Hacker News new | ask | show | jobs
by rodgerd 1960 days ago
We've already done this. They were called company towns.

I realise that a lot of modern tech culture would rather re-invent the world from first principles while making 10,000 years of human mistakes at high speed in preference to acknowledging the existence of disciplines outside of STEM, but history, economics, anthropology, town planning, they're all right there with many of the answers.

1 comments

And if you look at the track record for company towns - it is mixed. Not every company town exploited workers and paid in scrip. Some company towns were successful, humane endeavors that had higher standards of living and more upward mobility than the surrounding region.

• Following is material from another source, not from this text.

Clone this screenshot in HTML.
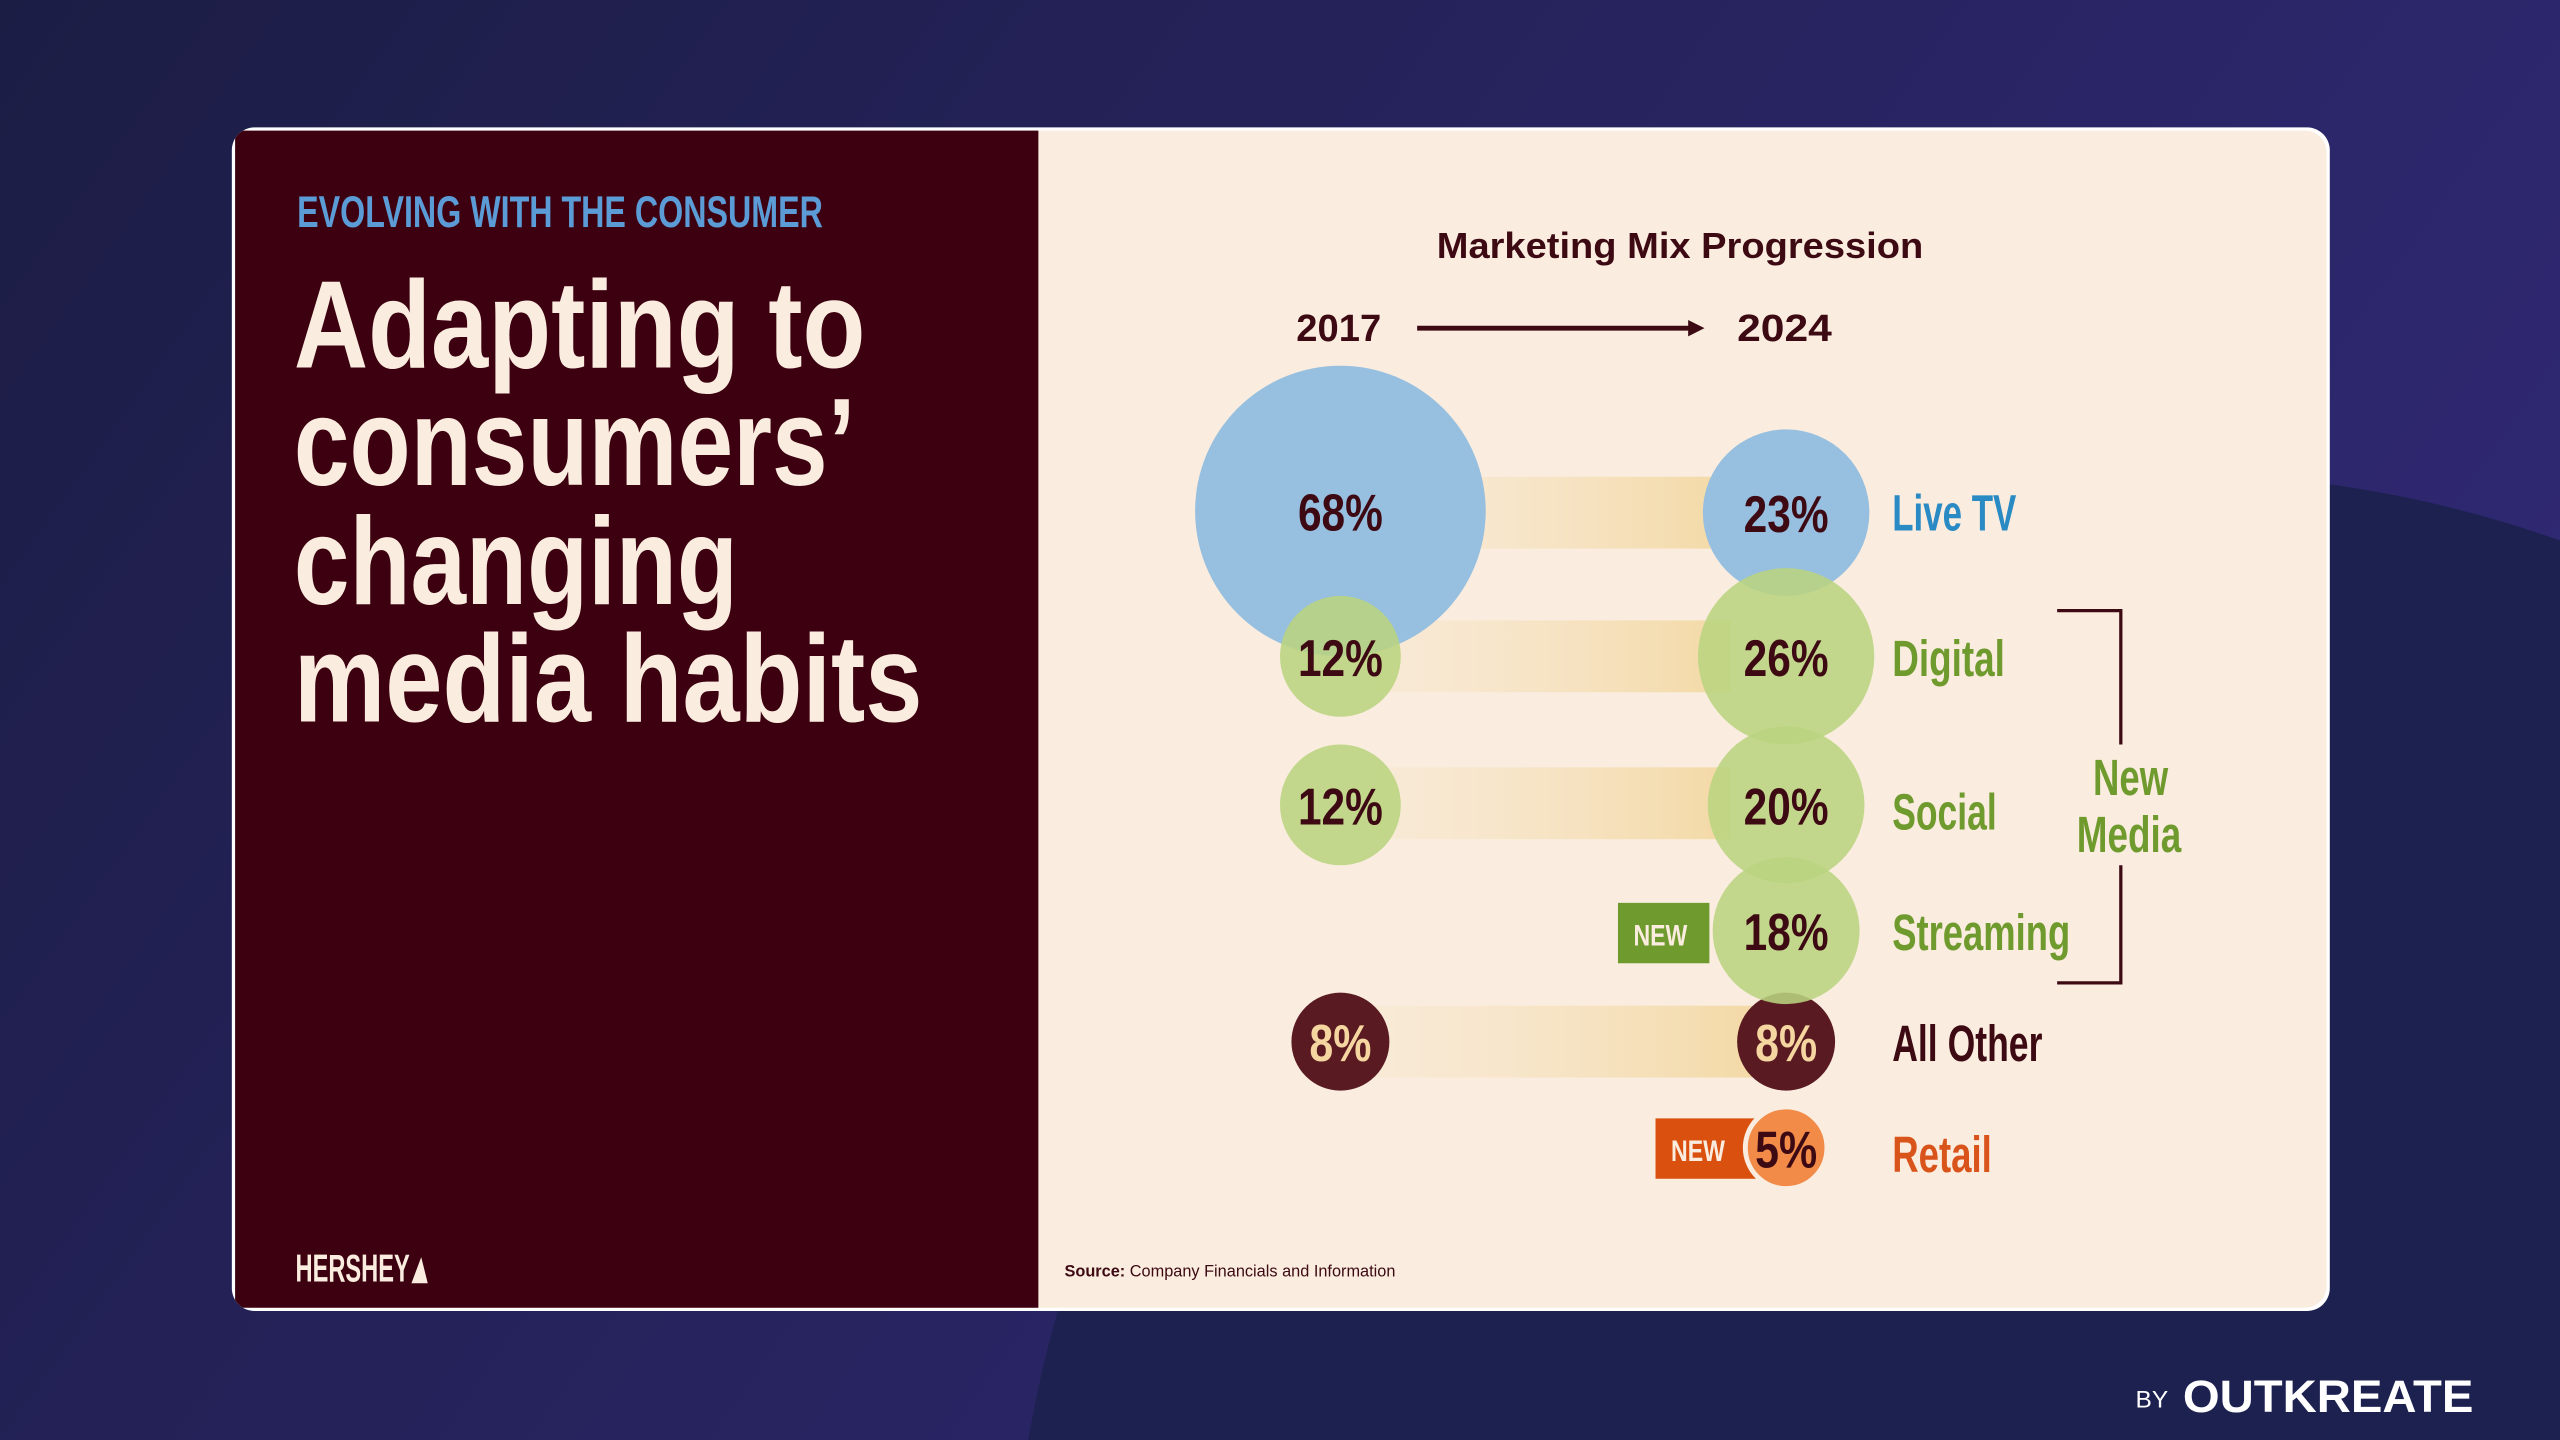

Modern federal and state law already effectively prevents the worst sort of abuse that employees had to deal with in the worst company towns of the past, so I don't foresee the same kind of exploitation happening.

Can you cite an instance where this actually worked?
Jamshedpur comes to mind (from Tata).

Sun City, Arizona is also a good example.

Gurgaon ,India - but note there are private (company) areas and public areas. In fact that may offer a nice comparison, but from my understanding the seed stage was 100% company-backed.

The Woodlands, Texas. https://en.wikipedia.org/wiki/The_Woodlands,_Texas

I think Ciudad del Este gets pretty close although thats a FTZ charter city, not exactly a "company" charter city.

When you look at these cities you need to select local comps that make sense.